_Given request_
Leave out the pictures and copy everything else in the entries exactly.

_Material_

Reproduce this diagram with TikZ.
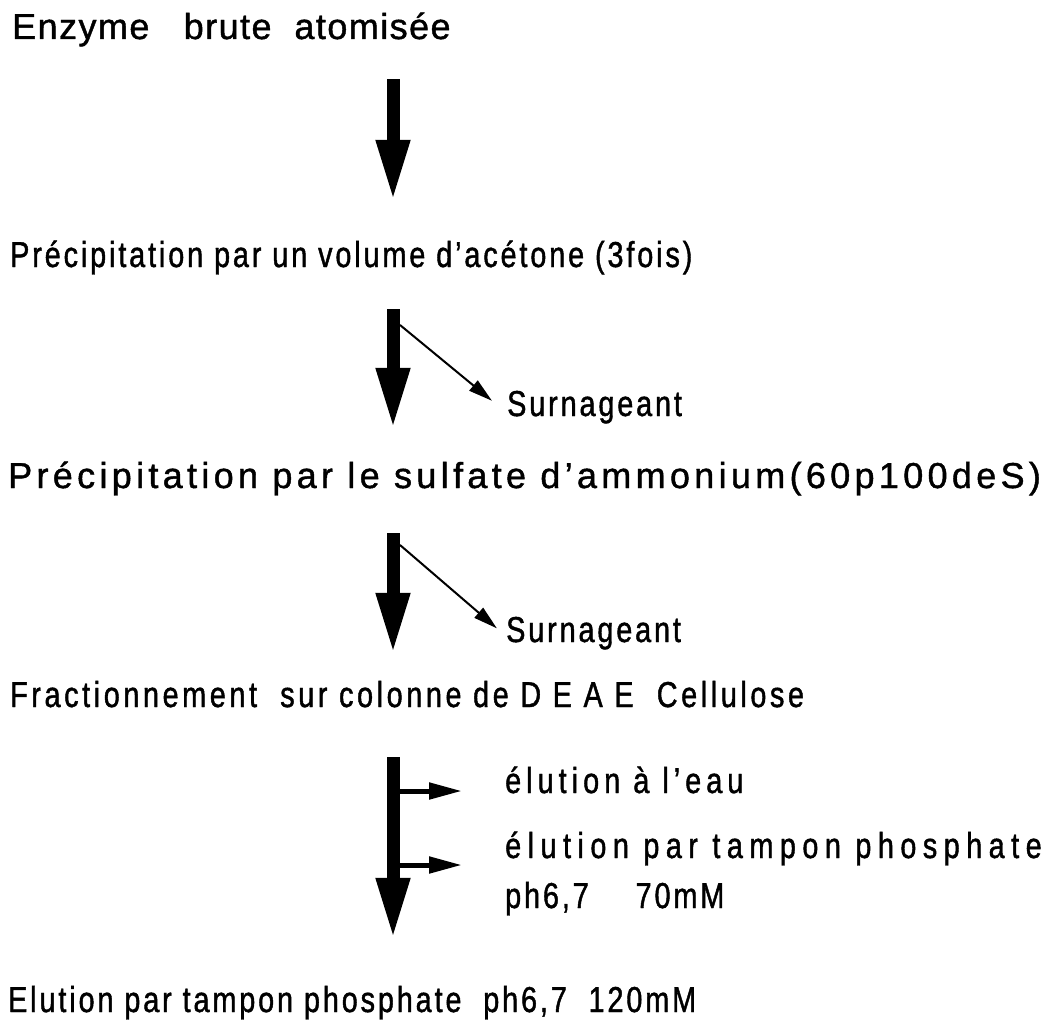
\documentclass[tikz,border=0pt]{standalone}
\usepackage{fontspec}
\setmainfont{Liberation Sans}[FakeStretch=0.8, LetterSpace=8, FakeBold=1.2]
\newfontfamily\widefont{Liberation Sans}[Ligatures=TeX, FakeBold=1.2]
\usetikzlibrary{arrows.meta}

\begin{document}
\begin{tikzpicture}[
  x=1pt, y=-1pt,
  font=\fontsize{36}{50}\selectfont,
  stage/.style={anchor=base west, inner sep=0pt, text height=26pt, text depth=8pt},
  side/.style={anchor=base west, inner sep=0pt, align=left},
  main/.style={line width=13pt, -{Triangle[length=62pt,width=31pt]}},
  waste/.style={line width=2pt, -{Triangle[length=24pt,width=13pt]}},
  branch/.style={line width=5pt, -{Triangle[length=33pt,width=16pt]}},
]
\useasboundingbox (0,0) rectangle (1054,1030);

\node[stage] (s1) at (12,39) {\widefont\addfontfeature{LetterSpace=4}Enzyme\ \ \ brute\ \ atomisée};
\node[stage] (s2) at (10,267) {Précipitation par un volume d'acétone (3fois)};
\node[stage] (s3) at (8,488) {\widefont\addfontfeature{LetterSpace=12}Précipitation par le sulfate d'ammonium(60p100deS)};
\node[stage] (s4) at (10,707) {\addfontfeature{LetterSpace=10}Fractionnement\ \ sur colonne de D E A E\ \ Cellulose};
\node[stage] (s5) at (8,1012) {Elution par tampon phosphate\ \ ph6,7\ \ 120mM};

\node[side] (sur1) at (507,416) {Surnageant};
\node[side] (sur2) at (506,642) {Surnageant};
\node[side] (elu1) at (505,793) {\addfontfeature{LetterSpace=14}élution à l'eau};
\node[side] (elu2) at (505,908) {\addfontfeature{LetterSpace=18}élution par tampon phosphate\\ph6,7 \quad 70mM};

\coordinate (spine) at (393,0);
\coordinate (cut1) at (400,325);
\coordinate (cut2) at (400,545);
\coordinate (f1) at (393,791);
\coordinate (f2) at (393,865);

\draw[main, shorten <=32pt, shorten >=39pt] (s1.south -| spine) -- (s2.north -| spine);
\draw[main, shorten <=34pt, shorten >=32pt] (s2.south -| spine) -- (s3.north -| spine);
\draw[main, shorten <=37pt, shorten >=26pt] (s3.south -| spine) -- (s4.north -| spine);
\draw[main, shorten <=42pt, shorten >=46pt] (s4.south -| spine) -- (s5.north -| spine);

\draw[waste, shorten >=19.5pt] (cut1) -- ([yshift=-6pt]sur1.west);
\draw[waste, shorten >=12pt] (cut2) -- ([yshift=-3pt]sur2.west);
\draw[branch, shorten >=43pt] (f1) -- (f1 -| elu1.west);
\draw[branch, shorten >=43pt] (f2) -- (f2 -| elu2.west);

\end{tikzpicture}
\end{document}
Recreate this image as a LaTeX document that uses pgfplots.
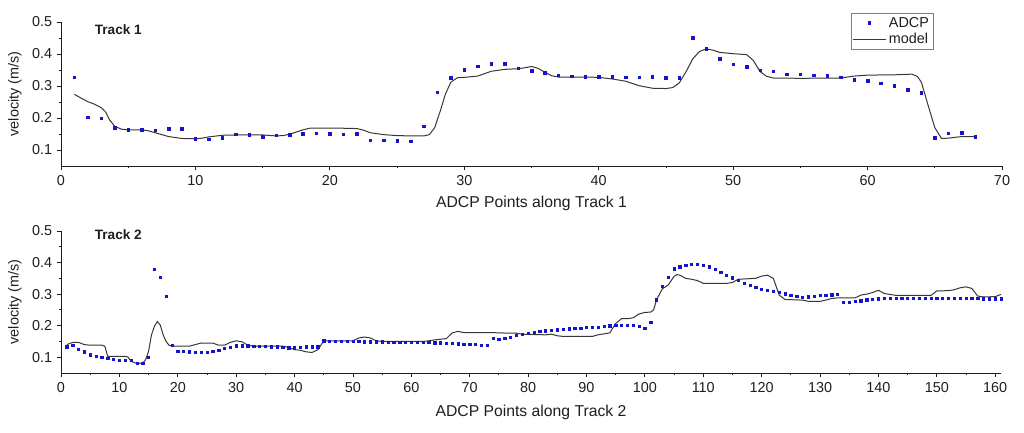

_Task answer_
Reproduce this diagram with TikZ.
\documentclass[tikz,border=0pt]{standalone}
\usepackage{fontspec}
\setmainfont{Liberation Sans}[FakeStretch=0.8, LetterSpace=8, FakeBold=1.2]
\newfontfamily\widefont{Liberation Sans}[Ligatures=TeX, FakeBold=1.2]
\usetikzlibrary{arrows.meta}

\begin{document}
\begin{tikzpicture}[
  x=1pt, y=-1pt,
  font=\fontsize{36}{50}\selectfont,
  stage/.style={anchor=base west, inner sep=0pt, text height=26pt, text depth=8pt},
  side/.style={anchor=base west, inner sep=0pt, align=left},
  main/.style={line width=13pt, -{Triangle[length=62pt,width=31pt]}},
  waste/.style={line width=2pt, -{Triangle[length=24pt,width=13pt]}},
  branch/.style={line width=5pt, -{Triangle[length=33pt,width=16pt]}},
]
\useasboundingbox (0,0) rectangle (1054,1030);

\node[stage] (s1) at (12,39) {\widefont\addfontfeature{LetterSpace=4}Enzyme\ \ \ brute\ \ atomisée};
\node[stage] (s2) at (10,267) {Précipitation par un volume d'acétone (3fois)};
\node[stage] (s3) at (8,488) {\widefont\addfontfeature{LetterSpace=12}Précipitation par le sulfate d'ammonium(60p100deS)};
\node[stage] (s4) at (10,707) {\addfontfeature{LetterSpace=10}Fractionnement\ \ sur colonne de D E A E\ \ Cellulose};
\node[stage] (s5) at (8,1012) {Elution par tampon phosphate\ \ ph6,7\ \ 120mM};

\node[side] (sur1) at (507,416) {Surnageant};
\node[side] (sur2) at (506,642) {Surnageant};
\node[side] (elu1) at (505,793) {\addfontfeature{LetterSpace=14}élution à l'eau};
\node[side] (elu2) at (505,908) {\addfontfeature{LetterSpace=18}élution par tampon phosphate\\ph6,7 \quad 70mM};

\coordinate (spine) at (393,0);
\coordinate (cut1) at (400,325);
\coordinate (cut2) at (400,545);
\coordinate (f1) at (393,791);
\coordinate (f2) at (393,865);

\draw[main, shorten <=32pt, shorten >=39pt] (s1.south -| spine) -- (s2.north -| spine);
\draw[main, shorten <=34pt, shorten >=32pt] (s2.south -| spine) -- (s3.north -| spine);
\draw[main, shorten <=37pt, shorten >=26pt] (s3.south -| spine) -- (s4.north -| spine);
\draw[main, shorten <=42pt, shorten >=46pt] (s4.south -| spine) -- (s5.north -| spine);

\draw[waste, shorten >=19.5pt] (cut1) -- ([yshift=-6pt]sur1.west);
\draw[waste, shorten >=12pt] (cut2) -- ([yshift=-3pt]sur2.west);
\draw[branch, shorten >=43pt] (f1) -- (f1 -| elu1.west);
\draw[branch, shorten >=43pt] (f2) -- (f2 -| elu2.west);

\end{tikzpicture}
\end{document}
Recreate this image as a LaTeX document that uses pgfplots.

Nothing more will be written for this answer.